EXERCISE BRIEF: Leave out the pictures, and retype only the lines from the beginning of the material through the line that contains "import plotly.graph_objects as go", including both.

RECORDED DATA:

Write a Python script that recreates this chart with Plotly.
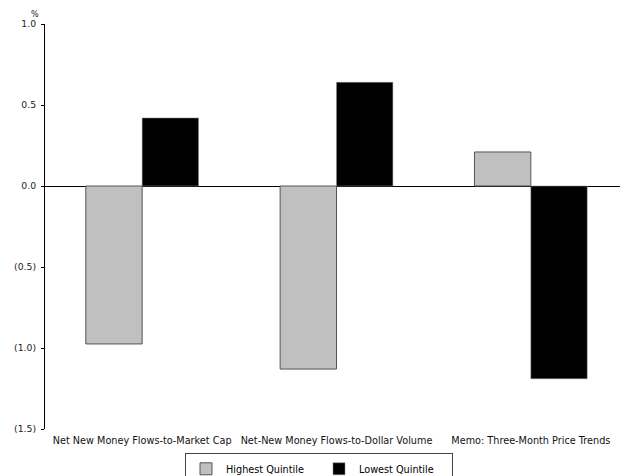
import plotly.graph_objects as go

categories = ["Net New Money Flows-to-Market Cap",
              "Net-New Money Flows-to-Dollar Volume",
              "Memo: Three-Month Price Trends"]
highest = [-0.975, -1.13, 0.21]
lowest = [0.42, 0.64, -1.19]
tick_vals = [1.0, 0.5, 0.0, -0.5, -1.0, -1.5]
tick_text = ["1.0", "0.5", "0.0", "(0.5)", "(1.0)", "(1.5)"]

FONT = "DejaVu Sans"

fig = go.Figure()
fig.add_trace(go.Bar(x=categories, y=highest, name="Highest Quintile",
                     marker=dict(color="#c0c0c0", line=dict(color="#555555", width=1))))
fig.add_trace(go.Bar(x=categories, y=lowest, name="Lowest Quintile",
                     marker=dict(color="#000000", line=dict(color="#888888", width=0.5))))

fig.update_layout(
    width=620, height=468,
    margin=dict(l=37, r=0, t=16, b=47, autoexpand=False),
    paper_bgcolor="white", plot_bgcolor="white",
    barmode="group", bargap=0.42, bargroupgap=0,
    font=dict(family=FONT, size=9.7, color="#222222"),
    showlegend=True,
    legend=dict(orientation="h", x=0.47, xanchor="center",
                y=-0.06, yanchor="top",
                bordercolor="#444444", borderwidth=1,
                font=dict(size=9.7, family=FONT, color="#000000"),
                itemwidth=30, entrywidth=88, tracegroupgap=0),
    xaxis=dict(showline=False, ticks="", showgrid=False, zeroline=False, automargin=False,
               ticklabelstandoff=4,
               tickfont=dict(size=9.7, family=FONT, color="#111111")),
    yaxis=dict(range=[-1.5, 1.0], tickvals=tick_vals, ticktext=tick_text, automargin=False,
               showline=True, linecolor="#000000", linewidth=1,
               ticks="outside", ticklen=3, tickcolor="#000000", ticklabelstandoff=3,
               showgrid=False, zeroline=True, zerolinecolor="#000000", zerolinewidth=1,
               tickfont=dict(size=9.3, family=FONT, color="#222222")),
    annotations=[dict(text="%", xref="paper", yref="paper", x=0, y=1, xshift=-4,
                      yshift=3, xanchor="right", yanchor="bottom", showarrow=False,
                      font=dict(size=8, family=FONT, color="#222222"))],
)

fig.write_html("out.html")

RESPONSE:
Write a Python script that recreates this chart with Plotly.
import plotly.graph_objects as go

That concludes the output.